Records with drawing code
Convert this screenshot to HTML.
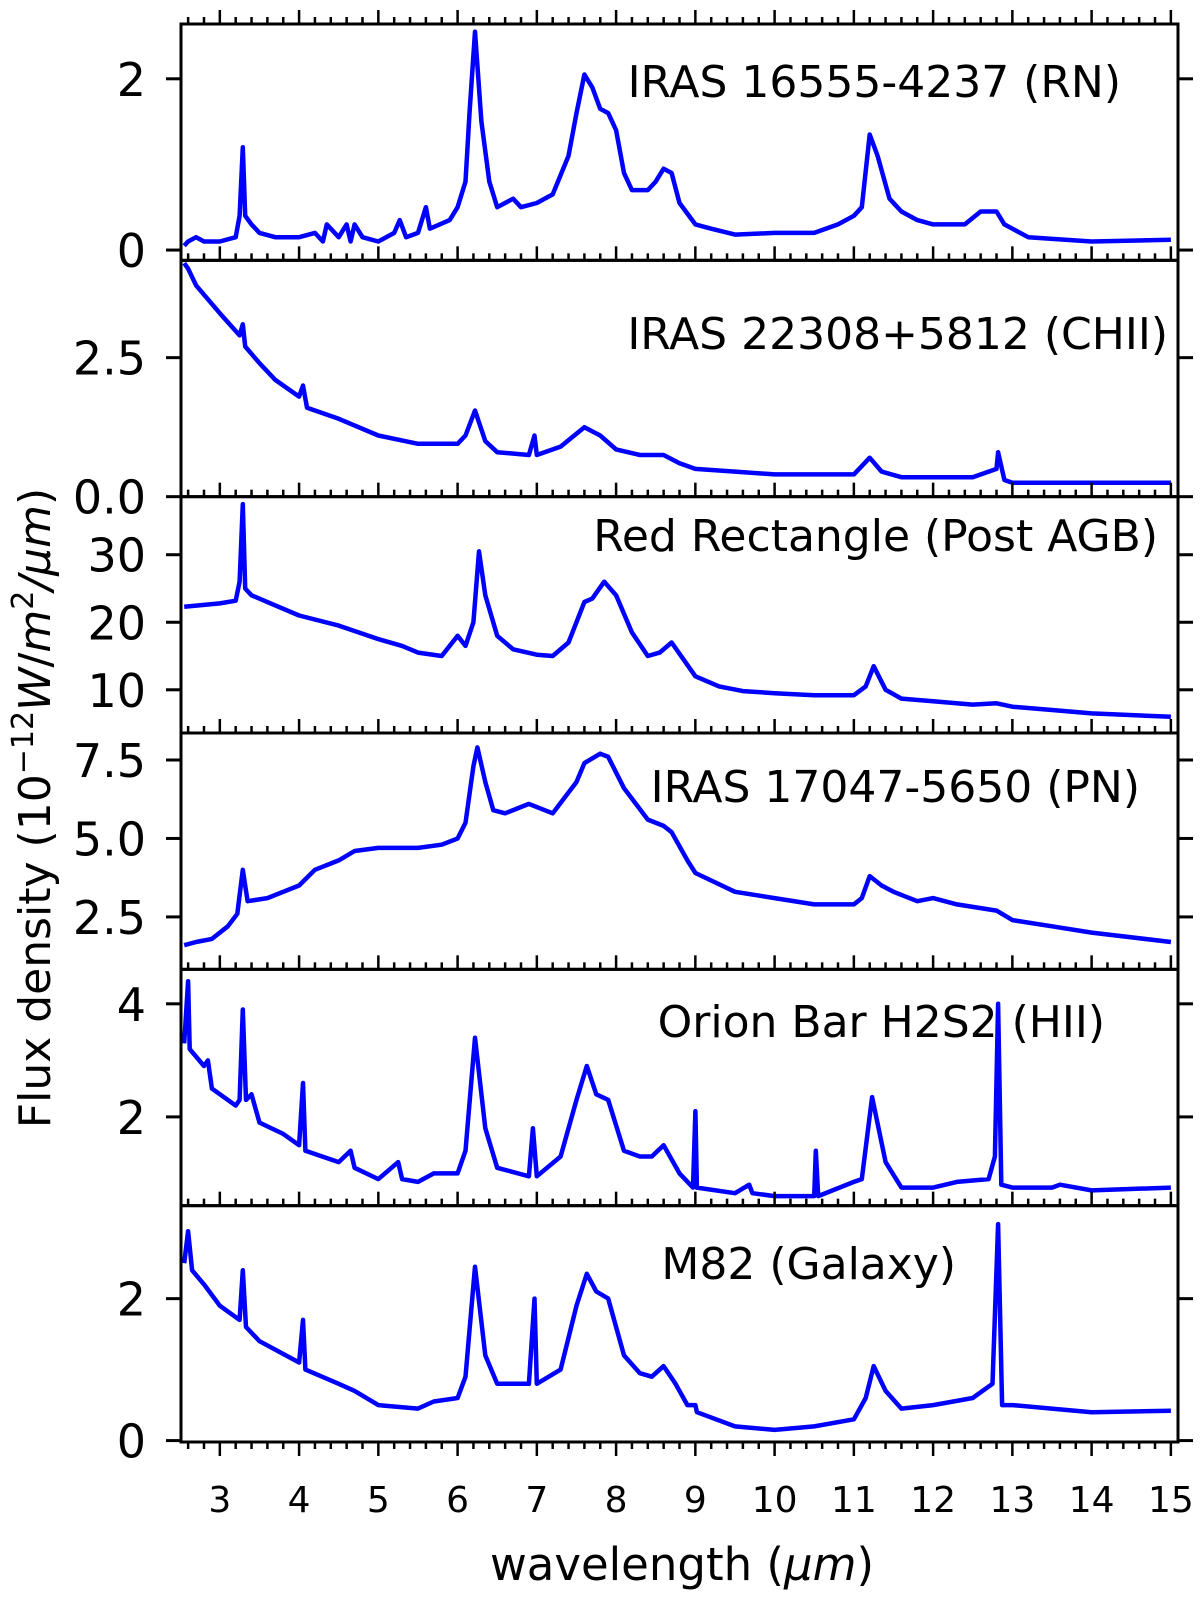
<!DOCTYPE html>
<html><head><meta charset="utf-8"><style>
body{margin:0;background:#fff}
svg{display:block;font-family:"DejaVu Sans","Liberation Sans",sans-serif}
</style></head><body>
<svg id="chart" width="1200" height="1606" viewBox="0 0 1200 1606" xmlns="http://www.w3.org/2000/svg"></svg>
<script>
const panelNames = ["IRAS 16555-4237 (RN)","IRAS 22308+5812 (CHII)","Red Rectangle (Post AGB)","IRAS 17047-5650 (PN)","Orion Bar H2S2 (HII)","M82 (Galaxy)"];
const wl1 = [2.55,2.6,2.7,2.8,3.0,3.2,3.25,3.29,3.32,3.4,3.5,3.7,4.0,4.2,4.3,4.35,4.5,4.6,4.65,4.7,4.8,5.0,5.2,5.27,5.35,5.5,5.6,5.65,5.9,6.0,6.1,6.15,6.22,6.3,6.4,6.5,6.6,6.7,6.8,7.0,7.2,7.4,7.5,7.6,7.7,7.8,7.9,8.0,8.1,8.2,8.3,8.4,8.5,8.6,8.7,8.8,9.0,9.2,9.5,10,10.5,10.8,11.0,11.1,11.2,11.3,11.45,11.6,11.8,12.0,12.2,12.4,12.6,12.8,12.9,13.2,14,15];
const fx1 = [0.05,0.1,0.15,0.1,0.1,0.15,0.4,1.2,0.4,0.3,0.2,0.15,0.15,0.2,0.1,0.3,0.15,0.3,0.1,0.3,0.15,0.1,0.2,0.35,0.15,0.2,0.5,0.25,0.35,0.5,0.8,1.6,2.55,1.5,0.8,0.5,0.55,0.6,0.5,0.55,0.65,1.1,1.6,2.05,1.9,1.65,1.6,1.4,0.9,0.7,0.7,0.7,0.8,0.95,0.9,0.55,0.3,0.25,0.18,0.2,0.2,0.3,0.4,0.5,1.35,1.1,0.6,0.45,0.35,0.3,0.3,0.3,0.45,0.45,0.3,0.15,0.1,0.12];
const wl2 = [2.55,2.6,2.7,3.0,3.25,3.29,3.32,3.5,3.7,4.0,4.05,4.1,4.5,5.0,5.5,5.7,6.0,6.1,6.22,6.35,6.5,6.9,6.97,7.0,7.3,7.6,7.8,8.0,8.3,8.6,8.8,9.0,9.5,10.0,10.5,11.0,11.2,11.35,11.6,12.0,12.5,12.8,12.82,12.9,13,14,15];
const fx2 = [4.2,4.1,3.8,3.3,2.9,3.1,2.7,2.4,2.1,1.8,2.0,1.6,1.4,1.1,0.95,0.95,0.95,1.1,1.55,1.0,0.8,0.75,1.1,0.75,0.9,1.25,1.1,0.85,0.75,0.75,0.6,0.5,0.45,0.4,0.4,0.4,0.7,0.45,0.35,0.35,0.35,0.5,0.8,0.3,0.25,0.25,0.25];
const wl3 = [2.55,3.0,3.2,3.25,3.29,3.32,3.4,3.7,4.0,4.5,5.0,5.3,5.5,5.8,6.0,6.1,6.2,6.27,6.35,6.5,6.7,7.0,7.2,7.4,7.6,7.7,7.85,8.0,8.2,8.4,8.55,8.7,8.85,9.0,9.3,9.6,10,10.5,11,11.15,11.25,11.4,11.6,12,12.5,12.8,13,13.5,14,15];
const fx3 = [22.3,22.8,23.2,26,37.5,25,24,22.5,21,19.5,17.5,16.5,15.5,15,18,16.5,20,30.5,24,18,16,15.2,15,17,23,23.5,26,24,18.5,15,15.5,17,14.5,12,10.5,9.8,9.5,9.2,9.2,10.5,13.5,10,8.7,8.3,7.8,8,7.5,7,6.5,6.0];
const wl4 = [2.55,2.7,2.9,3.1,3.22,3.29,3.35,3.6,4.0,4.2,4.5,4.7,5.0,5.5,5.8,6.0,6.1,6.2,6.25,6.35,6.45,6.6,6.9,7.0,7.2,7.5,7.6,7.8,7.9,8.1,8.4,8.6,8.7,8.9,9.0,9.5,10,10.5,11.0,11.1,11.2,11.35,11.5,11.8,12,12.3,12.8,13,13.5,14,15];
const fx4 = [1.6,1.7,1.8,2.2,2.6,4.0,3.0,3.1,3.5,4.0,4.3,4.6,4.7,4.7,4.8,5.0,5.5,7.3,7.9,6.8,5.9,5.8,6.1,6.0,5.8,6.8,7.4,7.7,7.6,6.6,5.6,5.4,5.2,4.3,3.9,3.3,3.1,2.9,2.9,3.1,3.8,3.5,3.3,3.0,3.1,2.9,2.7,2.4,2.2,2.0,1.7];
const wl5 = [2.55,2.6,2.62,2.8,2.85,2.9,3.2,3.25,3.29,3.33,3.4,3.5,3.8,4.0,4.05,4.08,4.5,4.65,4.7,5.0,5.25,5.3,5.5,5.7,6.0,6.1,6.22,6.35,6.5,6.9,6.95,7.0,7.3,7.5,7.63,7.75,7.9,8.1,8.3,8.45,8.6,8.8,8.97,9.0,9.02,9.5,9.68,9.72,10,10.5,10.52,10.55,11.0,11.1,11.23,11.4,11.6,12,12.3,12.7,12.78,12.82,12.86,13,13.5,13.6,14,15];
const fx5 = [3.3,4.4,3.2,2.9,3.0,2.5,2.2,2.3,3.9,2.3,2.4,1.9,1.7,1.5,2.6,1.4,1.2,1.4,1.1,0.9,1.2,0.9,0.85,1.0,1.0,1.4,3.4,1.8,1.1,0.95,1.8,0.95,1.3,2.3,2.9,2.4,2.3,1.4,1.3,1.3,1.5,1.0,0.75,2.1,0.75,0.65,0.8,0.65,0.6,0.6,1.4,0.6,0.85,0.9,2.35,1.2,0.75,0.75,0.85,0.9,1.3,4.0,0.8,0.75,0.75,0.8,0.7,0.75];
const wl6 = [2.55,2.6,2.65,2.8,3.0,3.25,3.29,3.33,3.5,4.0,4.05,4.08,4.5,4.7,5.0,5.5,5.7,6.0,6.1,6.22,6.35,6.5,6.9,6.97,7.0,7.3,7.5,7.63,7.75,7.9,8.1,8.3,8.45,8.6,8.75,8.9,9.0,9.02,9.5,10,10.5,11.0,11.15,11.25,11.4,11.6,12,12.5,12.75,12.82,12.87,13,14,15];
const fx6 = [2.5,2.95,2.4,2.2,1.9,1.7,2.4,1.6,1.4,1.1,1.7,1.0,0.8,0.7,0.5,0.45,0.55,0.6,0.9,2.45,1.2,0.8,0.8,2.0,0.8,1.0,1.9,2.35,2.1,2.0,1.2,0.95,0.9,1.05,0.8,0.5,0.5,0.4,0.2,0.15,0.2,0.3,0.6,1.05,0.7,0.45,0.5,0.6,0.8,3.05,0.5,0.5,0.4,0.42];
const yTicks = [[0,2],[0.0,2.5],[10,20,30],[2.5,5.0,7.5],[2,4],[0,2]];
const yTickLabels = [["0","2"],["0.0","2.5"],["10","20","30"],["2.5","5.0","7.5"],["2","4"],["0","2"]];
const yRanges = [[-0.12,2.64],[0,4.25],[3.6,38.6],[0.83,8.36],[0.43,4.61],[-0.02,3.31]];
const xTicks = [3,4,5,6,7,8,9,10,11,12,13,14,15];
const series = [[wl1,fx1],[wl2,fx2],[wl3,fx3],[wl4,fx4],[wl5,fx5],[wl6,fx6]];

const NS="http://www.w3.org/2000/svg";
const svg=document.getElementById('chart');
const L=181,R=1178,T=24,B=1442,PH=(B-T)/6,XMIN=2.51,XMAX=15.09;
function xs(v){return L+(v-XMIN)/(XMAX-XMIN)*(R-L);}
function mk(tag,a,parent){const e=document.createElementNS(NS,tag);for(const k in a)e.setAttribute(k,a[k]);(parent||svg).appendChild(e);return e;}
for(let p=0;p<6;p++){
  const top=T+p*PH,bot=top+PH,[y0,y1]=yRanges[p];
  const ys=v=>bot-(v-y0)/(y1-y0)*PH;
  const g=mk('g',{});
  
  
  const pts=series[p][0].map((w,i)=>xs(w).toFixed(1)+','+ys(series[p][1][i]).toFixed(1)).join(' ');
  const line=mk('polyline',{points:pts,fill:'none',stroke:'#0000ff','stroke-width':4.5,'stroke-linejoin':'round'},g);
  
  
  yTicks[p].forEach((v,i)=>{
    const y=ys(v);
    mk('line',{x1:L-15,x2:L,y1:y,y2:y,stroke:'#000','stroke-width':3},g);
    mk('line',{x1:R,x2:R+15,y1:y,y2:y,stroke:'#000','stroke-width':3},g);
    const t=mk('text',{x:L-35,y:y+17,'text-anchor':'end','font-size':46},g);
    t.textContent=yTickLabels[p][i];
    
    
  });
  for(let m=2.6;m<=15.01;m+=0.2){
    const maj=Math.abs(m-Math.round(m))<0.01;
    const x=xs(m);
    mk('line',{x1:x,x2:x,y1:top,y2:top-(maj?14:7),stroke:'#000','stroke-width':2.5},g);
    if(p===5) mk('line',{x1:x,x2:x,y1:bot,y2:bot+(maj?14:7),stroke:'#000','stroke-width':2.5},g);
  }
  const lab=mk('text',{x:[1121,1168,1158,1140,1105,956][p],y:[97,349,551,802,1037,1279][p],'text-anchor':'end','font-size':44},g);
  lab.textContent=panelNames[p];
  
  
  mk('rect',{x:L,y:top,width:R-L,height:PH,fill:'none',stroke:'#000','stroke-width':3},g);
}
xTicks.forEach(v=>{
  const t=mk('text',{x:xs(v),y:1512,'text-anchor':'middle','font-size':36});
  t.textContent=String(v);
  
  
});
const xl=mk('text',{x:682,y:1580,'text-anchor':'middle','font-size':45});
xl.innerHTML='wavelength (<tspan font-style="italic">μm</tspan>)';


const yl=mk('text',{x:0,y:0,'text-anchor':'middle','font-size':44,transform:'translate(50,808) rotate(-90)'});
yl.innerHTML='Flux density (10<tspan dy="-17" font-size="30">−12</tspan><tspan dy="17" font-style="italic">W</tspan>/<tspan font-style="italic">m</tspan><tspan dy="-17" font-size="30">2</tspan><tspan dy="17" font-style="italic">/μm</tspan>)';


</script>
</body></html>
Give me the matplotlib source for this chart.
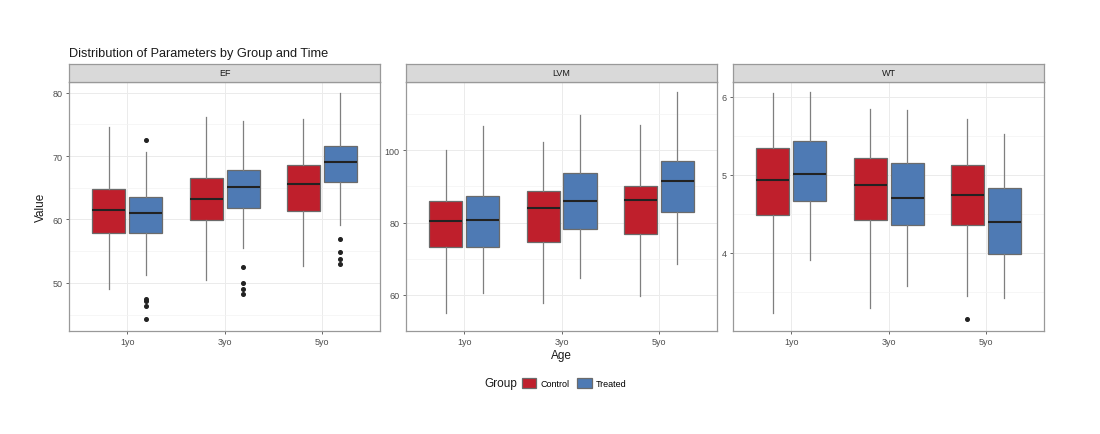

JOB:
Copy out all lines from the material above that contain the string "chart".

EXERCISE RESULT:
<svg id="chart" width="1200" height="1606" viewBox="0 0 1200 1606" xmlns="http://www.w3.org/2000/svg"></svg>
const svg=document.getElementById('chart');
Give me the matplotlib source for this chart.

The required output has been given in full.